Murray, however, didn't seem to enthused when asked about it after he beat Ivan Ljubicic 6-4, 4-6, 6-1, 7-6 (4) on Centre Court.
"I think it's about time she stopped with that nonsense," Murray said. "Makes me want to throw up. It's disgusting. Yeah, it's disgusting."
Despite his popularity in the Murray household, Lopez is in no doubt about who has more female fans between him and Rafael Nadal: "Him, definitely."
Judy Murray might have a problem on men's quarterfinal day when Lopez could be up against her son.
"Yeah," Murray said, "I hope she'll still be supporting me."
The youngest player in the men's singles tournament is about to become Australia's new No. 1.
Eighteen-year-old Bernard Tomic came from two sets down for the first time in his career to beat Igor Andreev 4-6, 5-7, 6-3, 6-4, 6-1 Friday and reach the third round at Wimbledon.
Tomic's ranking is set to rise to around the 130 mark, overtaking two-time Grand Slam champion Lleyton Hewitt.
"It's a good feeling," the teenager said.
Tomic's win was a welcome tonic for Australia's tennis fans, too. Without it, Australia would have been without a man in the third round of Wimbledon for the first time in the Open era.

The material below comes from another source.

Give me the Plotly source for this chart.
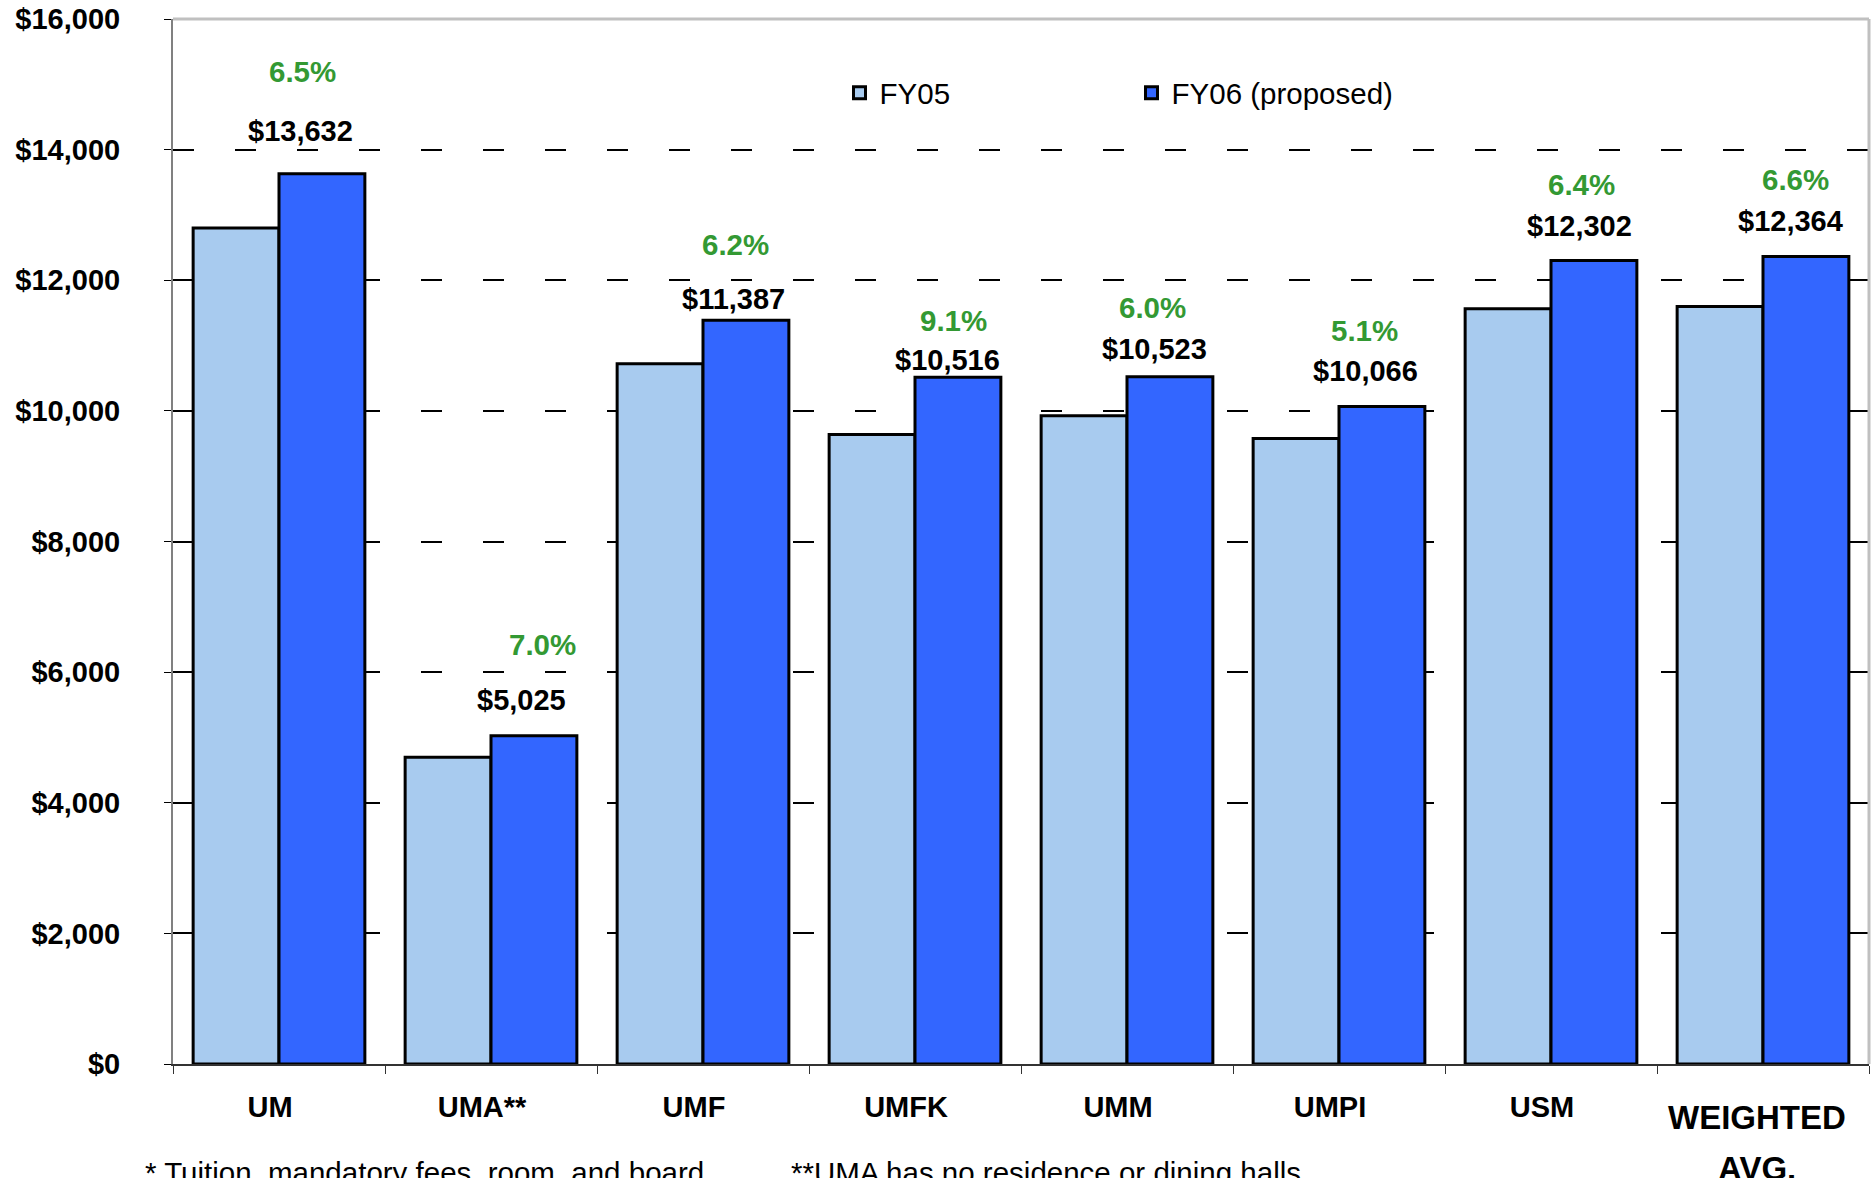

Qualifier Marinko Matosevic lost in the first round, while Hewitt went out in the second round after a five-set match with fifth-seeded Robin Soderling, who Tomic faces on Saturday.
"He can hit you off the court, as he's done the last few years," Tomic said. "He's beaten a lot guys very easily. He can just hit winners and push me off the court. So, yeah, I've got to serve well tomorrow. And if I serve well, I think my baseline game will improve."
Tomic, who was born in Stuttgart, Germany, and moved to Australia with his family when he was 3, also reached the third round at the Australian Open in January, beating Jeremy Chardy and Feliciano Lopez before losing to Rafael Nadal.
He is still coached by his father John, but says he has been taking advice from two-time US Open champion Patrick Rafter, Australia's Davis Cup captain and a two-time Wimbledon finalist.
"It's good to get advice from Pat like that. He was a great player," Tomic said. "He obviously did really well here and he's won Slams. Any advice from a player like that is good."
It was Monica Seles back in 1992 who inspired English tabloid newspapers to invent the "gruntometer," but the nine-time Grand Slam champion was as quiet as a mouse compared to some of today's players.
Seles's grunt, which prompted complaints from some of her fellow players, was measured at 93.2 decibels. Maria Sharapova apparently hit 116.9 in her second-round match against Laura Robson on Friday — a new record for the Russian.
As Robson took a surprise 4-1 lead on Court 1, Sharapova's shrieks became noticeably louder.
Robson was asked about it afterward, a journalist pointing out that there was a gruntometer on court.
"Is that a thing?" the 17-year-old Briton asked.
Robson then went on to say the grunts didn't bother her at all despite her 7-6 (4), 6-3 loss.
"Absolutely not," she said. "You hear it sort of for the first game or two, but then after, you're just really focused on the point. I didn't even notice, to be honest."
Sharapova said she was sure it wasn't the first time her grunting had been discussed, and said she wasn't about to join in the conversation.
"I think," she said, "that's your job, not mine, to judge."